KKUP today is a robust 200-watt voice of alternative programming that enjoys the freedom that goes with financial support solely from listeners.
But life was lean in the beginning. Kevin McCaffrey worked with Jang at Pinewood Elementary in Los Altos in 1969 when the school gave up the FCC license KKUP would seek. Today, McCaffrey is a veteran at EMI, the marketing arm of recording industry giant Capitol & Virgin Records. But in 1969 he lived on a typical De Anza College student's budget.
"Our idea was to make the station open and available to the community and start a tradition of community radio in the South Bay," he recalled.
With nothing but opportunity at hand, they wasted no time. The two enlisted the help of Dave Hurd and Tom Levenhagen, both radio enthusiasts and active in area rock bands with a network of like-minded friends.
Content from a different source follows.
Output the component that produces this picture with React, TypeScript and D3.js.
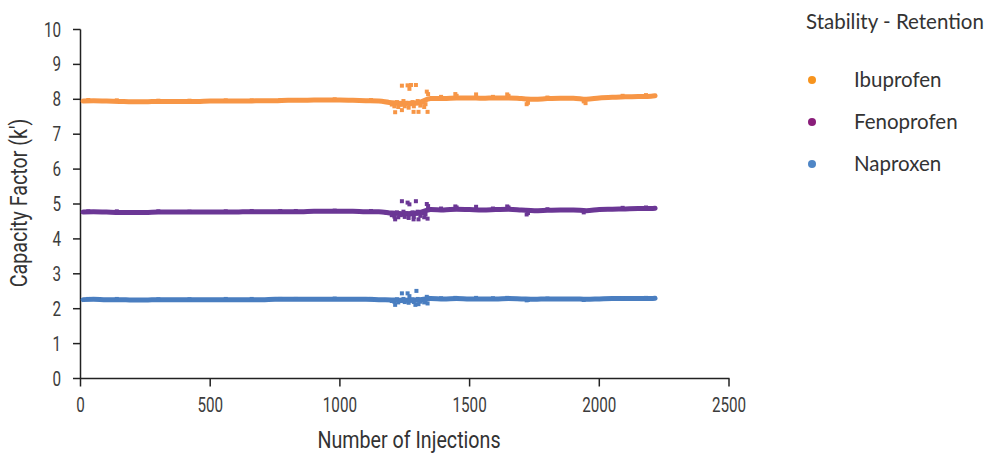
import React from "react";
import * as d3 from "d3";

const injections = [10, 50, 100, 150, 200, 250, 300, 350, 400, 450, 500, 550, 600, 650, 700, 750, 800, 850, 900, 950, 1000, 1050, 1100, 1150, 1200, 1250, 1300, 1350, 1400, 1450, 1500, 1550, 1600, 1650, 1700, 1750, 1800, 1850, 1900, 1950, 2000, 2050, 2100, 2150, 2200, 2215];

const ibuprofen = [7.95, 7.96, 7.95, 7.94, 7.93, 7.93, 7.94, 7.94, 7.94, 7.94, 7.95, 7.95, 7.95, 7.95, 7.96, 7.96, 7.97, 7.97, 7.98, 7.98, 7.98, 7.97, 7.96, 7.95, 7.9, 7.88, 7.9, 8.02, 8.02, 8.04, 8.04, 8.03, 8.04, 8.04, 8.02, 8.0, 8.02, 8.03, 8.03, 8.0, 8.04, 8.06, 8.07, 8.08, 8.09, 8.1];

const fenoprofen = [4.77, 4.78, 4.77, 4.76, 4.76, 4.76, 4.77, 4.77, 4.77, 4.77, 4.77, 4.77, 4.77, 4.78, 4.78, 4.78, 4.78, 4.78, 4.79, 4.79, 4.79, 4.79, 4.78, 4.78, 4.74, 4.72, 4.74, 4.84, 4.83, 4.85, 4.84, 4.83, 4.84, 4.85, 4.83, 4.81, 4.82, 4.83, 4.83, 4.81, 4.84, 4.85, 4.86, 4.87, 4.87, 4.88];

const naproxen = [2.26, 2.27, 2.26, 2.26, 2.25, 2.25, 2.26, 2.26, 2.26, 2.26, 2.26, 2.26, 2.26, 2.26, 2.26, 2.27, 2.27, 2.27, 2.27, 2.27, 2.27, 2.27, 2.27, 2.26, 2.25, 2.24, 2.25, 2.29, 2.28, 2.29, 2.28, 2.28, 2.28, 2.29, 2.28, 2.27, 2.28, 2.28, 2.28, 2.27, 2.28, 2.29, 2.29, 2.29, 2.29, 2.3];

// individual injections that stray from the main band
const scatterX = [30, 140, 300, 420, 560, 660, 770, 830, 980, 1120, 1180, 1200, 1210, 1220, 1225, 1235, 1245, 1250, 1255, 1265, 1270, 1280, 1285, 1295, 1300, 1310, 1320, 1325, 1330, 1335, 1340, 1390, 1445, 1450, 1525, 1590, 1645, 1650, 1720, 1725, 1800, 1940, 2090, 2180];
const ibuprofenScatter = [7.98, 7.97, 7.96, 7.96, 7.97, 7.97, 7.98, 7.98, 8.0, 7.98, 7.93, 7.85, 7.8, 7.92, 7.78, 7.84, 7.95, 7.8, 7.9, 7.76, 7.86, 7.92, 7.8, 7.88, 7.95, 7.82, 7.9, 7.78, 7.86, 8.22, 8.15, 8.07, 8.15, 8.1, 8.14, 8.07, 8.14, 8.1, 7.86, 7.9, 8.05, 7.94, 8.1, 8.12];
const fenoprofenScatter = [4.79, 4.79, 4.79, 4.78, 4.79, 4.8, 4.8, 4.8, 4.81, 4.8, 4.75, 4.68, 4.64, 4.76, 4.62, 4.68, 4.78, 4.63, 4.74, 4.6, 4.7, 4.76, 4.63, 4.72, 4.78, 4.66, 4.74, 4.62, 4.7, 5.0, 4.94, 4.87, 4.93, 4.9, 4.92, 4.87, 4.93, 4.9, 4.7, 4.74, 4.85, 4.76, 4.89, 4.9];
const naproxenScatter = [2.28, 2.28, 2.27, 2.27, 2.28, 2.28, 2.28, 2.28, 2.29, 2.28, 2.25, 2.22, 2.2, 2.27, 2.18, 2.22, 2.28, 2.19, 2.25, 2.17, 2.23, 2.27, 2.19, 2.24, 2.28, 2.2, 2.25, 2.18, 2.22, 2.34, 2.31, 2.3, 2.31, 2.3, 2.31, 2.3, 2.31, 2.3, 2.24, 2.25, 2.29, 2.25, 2.3, 2.31];

const ibuprofenOutlierX = [1213, 1239, 1284, 1303, 1338, 1239, 1261, 1268, 1274, 1293, 1947];
const ibuprofenOutlierY = [7.63, 7.69, 7.64, 7.64, 7.64, 8.39, 8.4, 8.3, 8.41, 8.41, 7.89];
const fenoprofenOutlierX = [1213, 1284, 1303, 1338, 1239, 1261, 1268, 1293];
const fenoprofenOutlierY = [4.56, 4.56, 4.56, 4.58, 5.08, 5.04, 4.99, 5.08];
const naproxenOutlierX = [1213, 1291, 1303, 1338, 1239, 1261, 1268, 1295];
const naproxenOutlierY = [2.11, 2.11, 2.13, 2.15, 2.44, 2.44, 2.36, 2.51];

const seriesNames = ["Ibuprofen", "Fenoprofen", "Naproxen"];
const xTicks = [0, 500, 1000, 1500, 2000, 2500];
const yTicks = [0, 1, 2, 3, 4, 5, 6, 7, 8, 9, 10];

const lineColors = ["#F79646", "#6B3795", "#4A7EC0"];
const dotColors = ["#F7941E", "#8A1E7A", "#4F86C6"];

const W = 984;
const H = 453;
const AX_FONT = "Roboto, 'Liberation Sans', sans-serif";
const LEG_FONT = "Lato, 'Open Sans', sans-serif";

function CondText(props: {
  x: number;
  y: number;
  rotate?: number;
  anchor: string;
  size: number;
  fill: string;
  dy?: string;
  sx?: number;
  children: React.ReactNode;
}) {
  const { x, y, rotate = 0, anchor, size, fill, dy, sx = 0.78, children } = props;
  return (
    <text
      transform={`translate(${x},${y}) rotate(${rotate}) scale(${sx},1)`}
      textAnchor={anchor}
      dy={dy}
      fontFamily={AX_FONT}
      fontSize={size}
      fill={fill}
    >
      {children}
    </text>
  );
}

export default function App() {
  const x = d3.scaleLinear().domain([0, 2500]).range([80.5, 729]);
  const y = d3.scaleLinear().domain([0, 10]).range([378.5, 29.5]);

  const series = [
    { name: seriesNames[0], values: ibuprofen, sc: ibuprofenScatter, ox: ibuprofenOutlierX, oy: ibuprofenOutlierY },
    { name: seriesNames[1], values: fenoprofen, sc: fenoprofenScatter, ox: fenoprofenOutlierX, oy: fenoprofenOutlierY },
    { name: seriesNames[2], values: naproxen, sc: naproxenScatter, ox: naproxenOutlierX, oy: naproxenOutlierY },
  ];

  const line = d3
    .line<number>()
    .x((_, i) => x(injections[i]))
    .y((d) => y(d))
    .curve(d3.curveMonotoneX);

  const sq = 4;

  return (
    <svg
      width={W}
      height={H}
      style={{ position: "absolute", left: 0, top: 0, background: "#fff" }}
    >
      {/* y axis */}
      <line x1={80.5} x2={80.5} y1={29.5} y2={379} stroke="#222" strokeWidth={1.5} />
      {yTicks.map((t) => (
        <g key={"y" + t}>
          <line x1={73} x2={80.5} y1={y(t)} y2={y(t)} stroke="#222" strokeWidth={1.5} />
          <CondText x={61} y={y(t)} dy="0.36em" anchor="end" size={19.5} fill="#3c3c3c">
            {t}
          </CondText>
        </g>
      ))}
      {/* x axis */}
      <line x1={80} x2={729.5} y1={378.5} y2={378.5} stroke="#222" strokeWidth={1.5} />
      {xTicks.map((t) => (
        <g key={"x" + t}>
          <line x1={x(t)} x2={x(t)} y1={378.5} y2={386.5} stroke="#222" strokeWidth={1.5} />
          <CondText x={x(t)} y={411.5} anchor="middle" size={19.5} fill="#3c3c3c">
            {t}
          </CondText>
        </g>
      ))}
      <CondText x={409} y={448} anchor="middle" size={24} sx={0.82} fill="#333">
        Number of Injections
      </CondText>
      <CondText x={27} y={203} rotate={-90} anchor="middle" size={24} sx={0.82} fill="#333">
        Capacity Factor (k')
      </CondText>

      {/* series */}
      {series.map((s, si) => (
        <g key={s.name}>
          <path
            d={line(s.values) || ""}
            fill="none"
            stroke={lineColors[si]}
            strokeWidth={5}
            strokeLinejoin="round"
            strokeLinecap="round"
          />
          {s.sc.map((v, i) => (
            <rect
              key={"s" + i}
              x={x(scatterX[i]) - sq / 2}
              y={y(v) - sq / 2}
              width={sq}
              height={sq}
              fill={lineColors[si]}
            />
          ))}
          {s.ox.map((ox, i) => (
            <rect
              key={"o" + i}
              x={x(ox) - sq / 2}
              y={y(s.oy[i]) - sq / 2}
              width={sq}
              height={sq}
              fill={lineColors[si]}
            />
          ))}
        </g>
      ))}

      {/* legend */}
      <text x={806} y={29} fontFamily={LEG_FONT} fontSize={20.5} fill="#333">
        Stability - Retention
      </text>
      {seriesNames.map((n, i) => (
        <g key={n}>
          <circle cx={812} cy={80 + i * 42} r={4} fill={dotColors[i]} />
          <text x={854} y={80 + i * 42} dy="0.35em" fontFamily={LEG_FONT} fontSize={20.5} fill="#333">
            {n}
          </text>
        </g>
      ))}
    </svg>
  );
}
They incorporated the Radio Club of Cupertino with strong backing from leaders in Cupertino. The FCC license application included declarations of support from Cupertino's Jaycees, the city itself, Monta Vista High School's first principal, Dale Deselms, and his counterpart at Cupertino High School, George Fernandez, among others.
Levenhagen, with a natural ability to put toasters and TV sets together as well as take them apart, worked with another volunteer, Mike Emery, to prepare the FCC application. Emery was an FCC-licensed engineer.
"It required almost 100 pages of detailed information that we had to submit in triplicate," Levenhagen recalled. "We had to provide aerial photos of the broadcast area and transmitter site, plus engineering details of our equipment and sketches of the studio." The FCC also required a list of all frequencies used by transmitters within a 50-mile radius.
"Commercial radio and TV frequencies were easy to identify," Levenhagen said. "But getting military installations to disclose their frequencies was another matter." When asked how they got them, he would only smile.
The future broadcasters were on a roll. By September the FCC application had been sent to Washington. Cupertino had offered them two choices for a studio location. Jang, McCaffrey and Levenhagen toured an old farm house on the exact spot where Cupertino's senior center now stands. John Parham, head of the parks and recreation department, offered a small bedroom. But it was much too small.
Instead, they chose an old house on Pasadena Avenue once used by Monta Vista's water department. That choice also made them personally liable for $10,000, the cost to Pacific Bell to run phone lines to the transmitter on Mount Umunhum. That was more money than some of their parents earned in a year.
Mount Umunhum, where the legendary Loren McQueen ruled, was good to KKUP, cost-wise. The McQueen family had owned mountain property since the early 1900s and, according to people with business on the mountain, McQueen often patrolled his property in a jeep with a racked rifle or shotgun.
"McQueen liked to practice the art of intimidation," Jang recalled, "but he generously offered us a place for $1 a year, and we were grateful." KKUP would share space with other transmitters, including a powerful U.S. Air Force radar.
But the outlook for KKUP suddenly turned grim. The FCC returned the application, ruling they didn't qualify because the Radio Club of Cupertino was not an educational organization.